>> BEGIN Entries provided

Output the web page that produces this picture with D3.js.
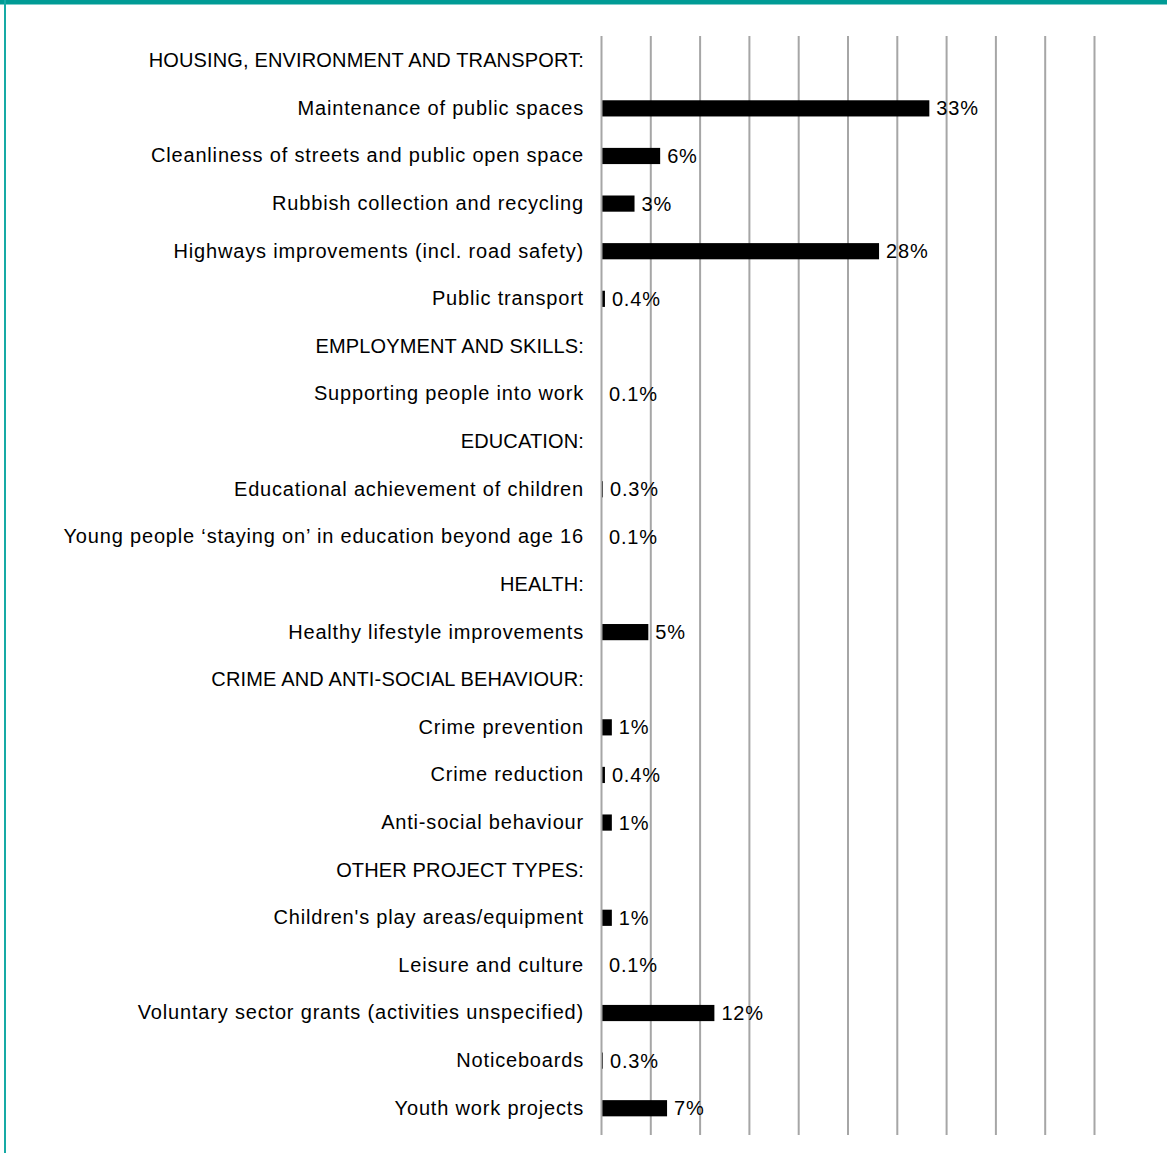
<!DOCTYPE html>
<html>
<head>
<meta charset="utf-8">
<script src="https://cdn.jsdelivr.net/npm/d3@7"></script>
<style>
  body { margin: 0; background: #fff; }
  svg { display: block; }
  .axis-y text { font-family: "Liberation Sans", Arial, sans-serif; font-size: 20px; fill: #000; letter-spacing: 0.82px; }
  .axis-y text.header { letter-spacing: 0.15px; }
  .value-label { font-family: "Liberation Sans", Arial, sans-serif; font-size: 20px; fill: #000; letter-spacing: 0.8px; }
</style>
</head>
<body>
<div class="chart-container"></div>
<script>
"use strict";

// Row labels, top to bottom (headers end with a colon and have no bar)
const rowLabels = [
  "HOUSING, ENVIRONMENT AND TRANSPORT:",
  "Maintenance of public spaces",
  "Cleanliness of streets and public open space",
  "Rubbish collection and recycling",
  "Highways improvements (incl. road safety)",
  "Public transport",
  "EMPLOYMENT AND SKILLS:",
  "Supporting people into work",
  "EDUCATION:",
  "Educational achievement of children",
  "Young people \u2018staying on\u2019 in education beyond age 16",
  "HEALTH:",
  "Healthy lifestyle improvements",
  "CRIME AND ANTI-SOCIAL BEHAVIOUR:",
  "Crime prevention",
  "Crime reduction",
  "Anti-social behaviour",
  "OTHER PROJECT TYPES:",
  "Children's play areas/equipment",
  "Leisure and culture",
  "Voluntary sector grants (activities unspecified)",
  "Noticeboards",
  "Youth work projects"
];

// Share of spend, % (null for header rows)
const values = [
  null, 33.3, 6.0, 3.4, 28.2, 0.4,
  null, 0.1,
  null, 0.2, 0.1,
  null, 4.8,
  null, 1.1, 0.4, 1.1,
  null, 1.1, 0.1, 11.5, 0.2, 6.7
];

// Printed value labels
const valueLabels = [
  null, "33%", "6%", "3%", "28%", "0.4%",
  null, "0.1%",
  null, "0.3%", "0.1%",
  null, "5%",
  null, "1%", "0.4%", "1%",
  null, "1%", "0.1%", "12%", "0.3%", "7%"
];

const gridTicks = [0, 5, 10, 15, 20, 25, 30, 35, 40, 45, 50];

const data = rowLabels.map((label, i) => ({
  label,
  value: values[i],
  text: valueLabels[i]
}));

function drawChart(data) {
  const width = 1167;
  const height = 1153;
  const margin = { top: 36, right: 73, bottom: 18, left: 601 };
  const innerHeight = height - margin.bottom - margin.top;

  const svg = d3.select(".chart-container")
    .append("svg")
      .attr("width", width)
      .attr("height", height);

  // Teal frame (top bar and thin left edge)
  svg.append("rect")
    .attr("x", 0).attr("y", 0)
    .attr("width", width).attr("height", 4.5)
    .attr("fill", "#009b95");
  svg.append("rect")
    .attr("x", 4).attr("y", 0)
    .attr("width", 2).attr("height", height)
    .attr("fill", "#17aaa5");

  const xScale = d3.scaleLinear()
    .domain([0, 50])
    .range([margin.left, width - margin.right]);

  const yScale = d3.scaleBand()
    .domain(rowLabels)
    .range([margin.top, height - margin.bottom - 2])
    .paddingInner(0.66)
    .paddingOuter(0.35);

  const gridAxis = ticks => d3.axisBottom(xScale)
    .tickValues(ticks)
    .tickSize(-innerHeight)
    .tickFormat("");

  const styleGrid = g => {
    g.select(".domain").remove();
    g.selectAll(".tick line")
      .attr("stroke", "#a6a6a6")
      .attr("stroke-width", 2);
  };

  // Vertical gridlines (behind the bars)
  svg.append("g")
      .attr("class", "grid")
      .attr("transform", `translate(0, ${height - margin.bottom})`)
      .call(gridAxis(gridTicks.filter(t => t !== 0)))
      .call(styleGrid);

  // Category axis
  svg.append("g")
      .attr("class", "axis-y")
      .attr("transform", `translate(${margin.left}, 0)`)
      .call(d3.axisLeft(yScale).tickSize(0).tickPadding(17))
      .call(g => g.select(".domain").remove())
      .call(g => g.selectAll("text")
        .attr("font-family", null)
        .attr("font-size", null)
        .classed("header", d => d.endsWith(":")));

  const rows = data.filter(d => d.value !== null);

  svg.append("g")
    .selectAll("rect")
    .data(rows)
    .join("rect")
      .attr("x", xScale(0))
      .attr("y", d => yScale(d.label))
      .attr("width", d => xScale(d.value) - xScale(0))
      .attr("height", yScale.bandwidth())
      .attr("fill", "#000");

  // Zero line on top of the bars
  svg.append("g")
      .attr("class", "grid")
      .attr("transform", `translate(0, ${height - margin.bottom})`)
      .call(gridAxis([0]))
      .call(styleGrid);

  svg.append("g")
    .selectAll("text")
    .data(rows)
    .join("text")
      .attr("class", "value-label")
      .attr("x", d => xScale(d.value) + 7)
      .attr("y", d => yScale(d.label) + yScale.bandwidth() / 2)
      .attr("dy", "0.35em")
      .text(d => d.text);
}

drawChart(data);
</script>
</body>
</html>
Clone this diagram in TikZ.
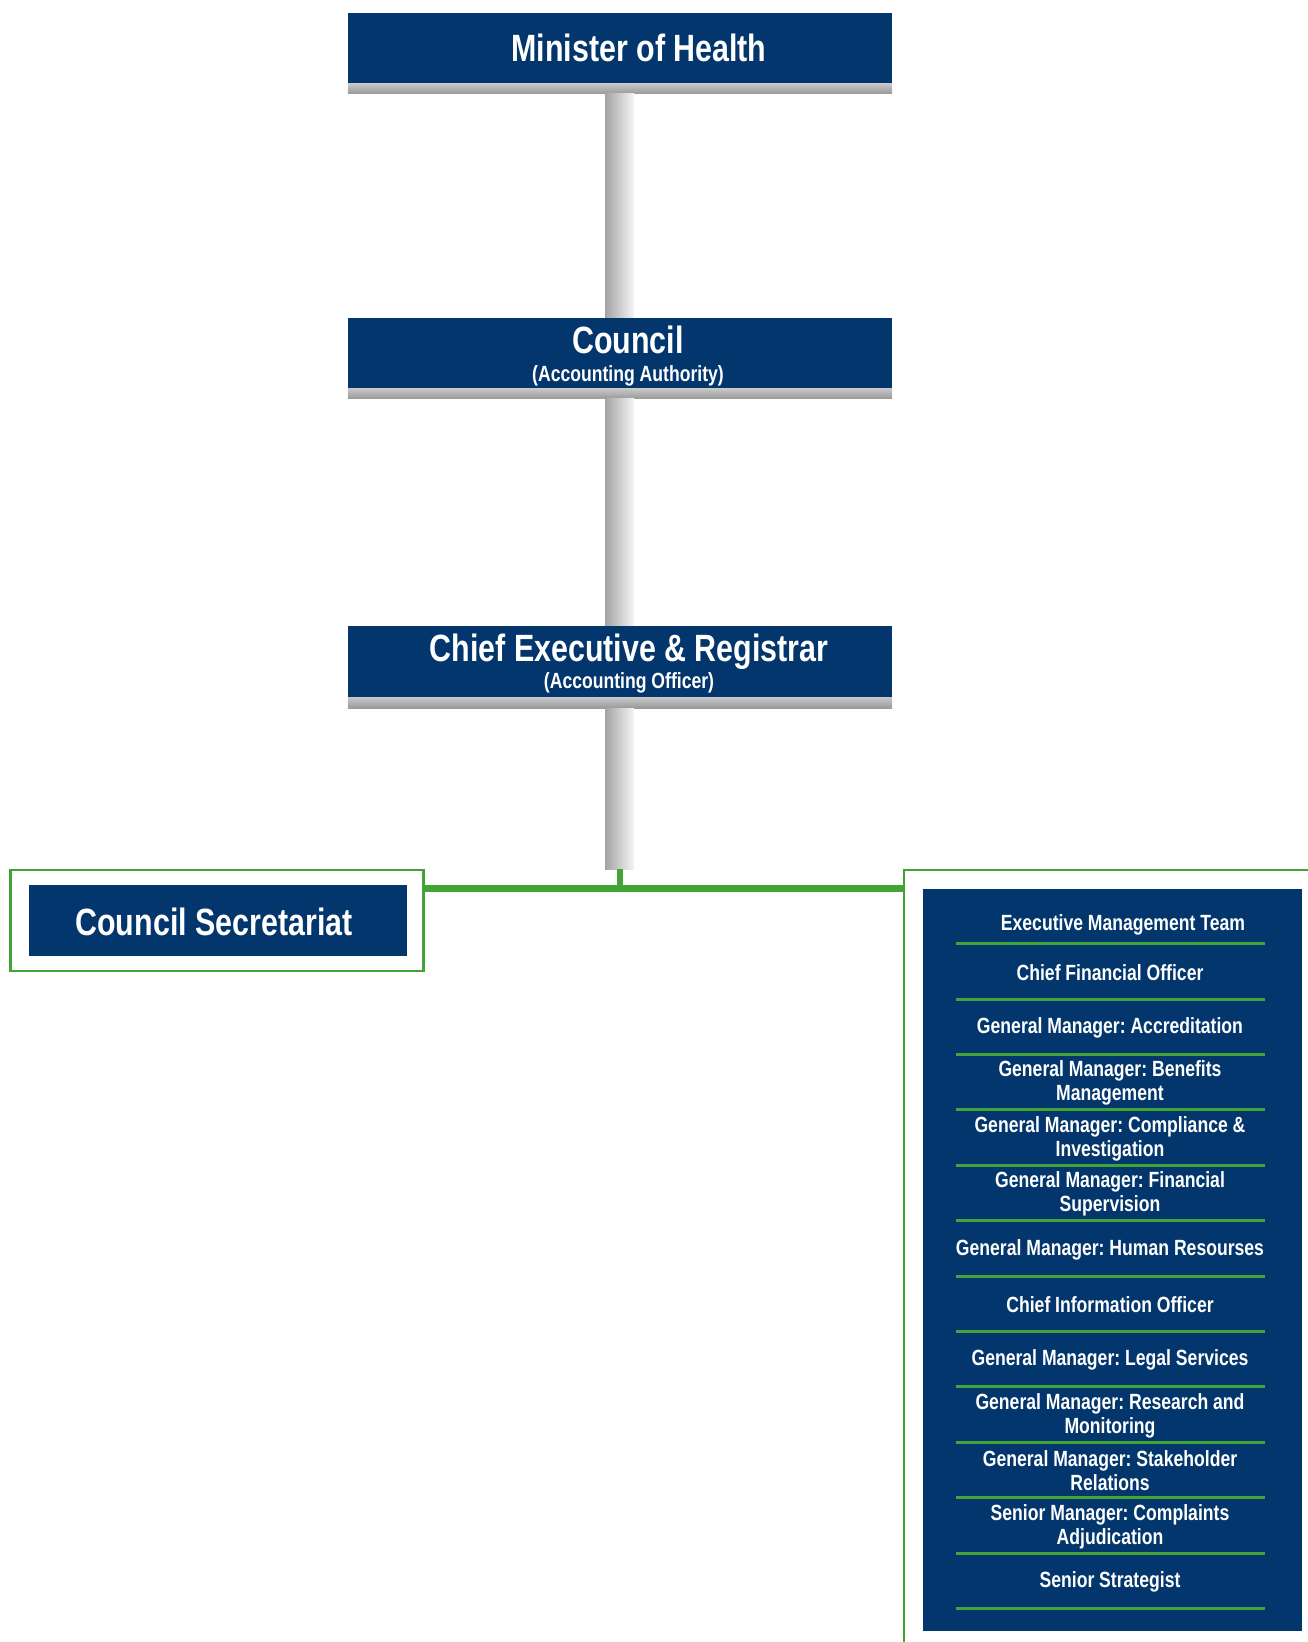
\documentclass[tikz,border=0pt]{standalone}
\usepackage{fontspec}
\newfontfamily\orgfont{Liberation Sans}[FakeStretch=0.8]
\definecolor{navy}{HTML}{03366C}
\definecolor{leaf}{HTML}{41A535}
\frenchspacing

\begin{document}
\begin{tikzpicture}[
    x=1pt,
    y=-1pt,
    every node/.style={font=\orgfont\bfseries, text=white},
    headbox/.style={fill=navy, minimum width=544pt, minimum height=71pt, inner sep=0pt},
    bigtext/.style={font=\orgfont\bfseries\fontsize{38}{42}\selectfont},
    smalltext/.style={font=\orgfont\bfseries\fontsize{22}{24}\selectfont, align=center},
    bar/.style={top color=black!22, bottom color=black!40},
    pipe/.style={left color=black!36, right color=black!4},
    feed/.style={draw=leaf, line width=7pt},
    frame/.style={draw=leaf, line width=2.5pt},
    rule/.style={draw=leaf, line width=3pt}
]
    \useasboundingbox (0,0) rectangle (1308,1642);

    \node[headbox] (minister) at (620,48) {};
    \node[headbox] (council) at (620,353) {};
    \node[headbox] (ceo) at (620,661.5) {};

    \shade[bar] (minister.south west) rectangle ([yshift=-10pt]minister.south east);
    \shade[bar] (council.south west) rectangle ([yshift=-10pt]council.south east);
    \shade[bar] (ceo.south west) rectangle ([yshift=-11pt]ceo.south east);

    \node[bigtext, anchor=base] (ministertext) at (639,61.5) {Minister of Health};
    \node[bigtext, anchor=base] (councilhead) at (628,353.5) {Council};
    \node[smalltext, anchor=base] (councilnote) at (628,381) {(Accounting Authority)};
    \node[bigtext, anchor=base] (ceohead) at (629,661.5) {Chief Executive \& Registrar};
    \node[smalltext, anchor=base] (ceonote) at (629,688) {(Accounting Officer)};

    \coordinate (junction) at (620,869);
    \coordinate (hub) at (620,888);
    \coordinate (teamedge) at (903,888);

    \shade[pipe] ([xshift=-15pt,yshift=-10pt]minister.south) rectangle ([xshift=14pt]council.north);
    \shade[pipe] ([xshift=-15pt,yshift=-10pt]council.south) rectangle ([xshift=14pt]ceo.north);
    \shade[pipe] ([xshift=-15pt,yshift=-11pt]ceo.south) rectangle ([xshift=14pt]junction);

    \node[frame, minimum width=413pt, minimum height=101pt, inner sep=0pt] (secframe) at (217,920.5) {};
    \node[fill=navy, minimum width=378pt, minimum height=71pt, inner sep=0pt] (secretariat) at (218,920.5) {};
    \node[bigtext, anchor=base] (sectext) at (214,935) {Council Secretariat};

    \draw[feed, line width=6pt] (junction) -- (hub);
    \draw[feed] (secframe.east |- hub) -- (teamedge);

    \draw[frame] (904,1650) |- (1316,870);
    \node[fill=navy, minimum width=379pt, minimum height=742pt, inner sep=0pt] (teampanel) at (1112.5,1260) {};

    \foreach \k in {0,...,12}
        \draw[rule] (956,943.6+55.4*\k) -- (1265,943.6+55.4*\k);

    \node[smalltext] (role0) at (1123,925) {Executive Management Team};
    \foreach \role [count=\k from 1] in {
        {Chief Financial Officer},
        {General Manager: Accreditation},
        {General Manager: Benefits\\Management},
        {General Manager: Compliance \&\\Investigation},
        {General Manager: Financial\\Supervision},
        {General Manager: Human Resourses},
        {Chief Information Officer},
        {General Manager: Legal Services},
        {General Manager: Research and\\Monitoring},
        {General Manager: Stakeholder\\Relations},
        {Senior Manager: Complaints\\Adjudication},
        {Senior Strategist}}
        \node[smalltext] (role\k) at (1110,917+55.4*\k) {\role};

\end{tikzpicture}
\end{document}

>> END Entries provided

**Task to complete**
Output nothing except the lines from the one containing "Clone this diagram in TikZ." through the one containing "(0,0) rectangle (1308,1642);", both kept, with the pictures removed.

**The result**
Clone this diagram in TikZ.
\documentclass[tikz,border=0pt]{standalone}
\usepackage{fontspec}
\newfontfamily\orgfont{Liberation Sans}[FakeStretch=0.8]
\definecolor{navy}{HTML}{03366C}
\definecolor{leaf}{HTML}{41A535}
\frenchspacing

\begin{document}
\begin{tikzpicture}[
    x=1pt,
    y=-1pt,
    every node/.style={font=\orgfont\bfseries, text=white},
    headbox/.style={fill=navy, minimum width=544pt, minimum height=71pt, inner sep=0pt},
    bigtext/.style={font=\orgfont\bfseries\fontsize{38}{42}\selectfont},
    smalltext/.style={font=\orgfont\bfseries\fontsize{22}{24}\selectfont, align=center},
    bar/.style={top color=black!22, bottom color=black!40},
    pipe/.style={left color=black!36, right color=black!4},
    feed/.style={draw=leaf, line width=7pt},
    frame/.style={draw=leaf, line width=2.5pt},
    rule/.style={draw=leaf, line width=3pt}
]
    \useasboundingbox (0,0) rectangle (1308,1642);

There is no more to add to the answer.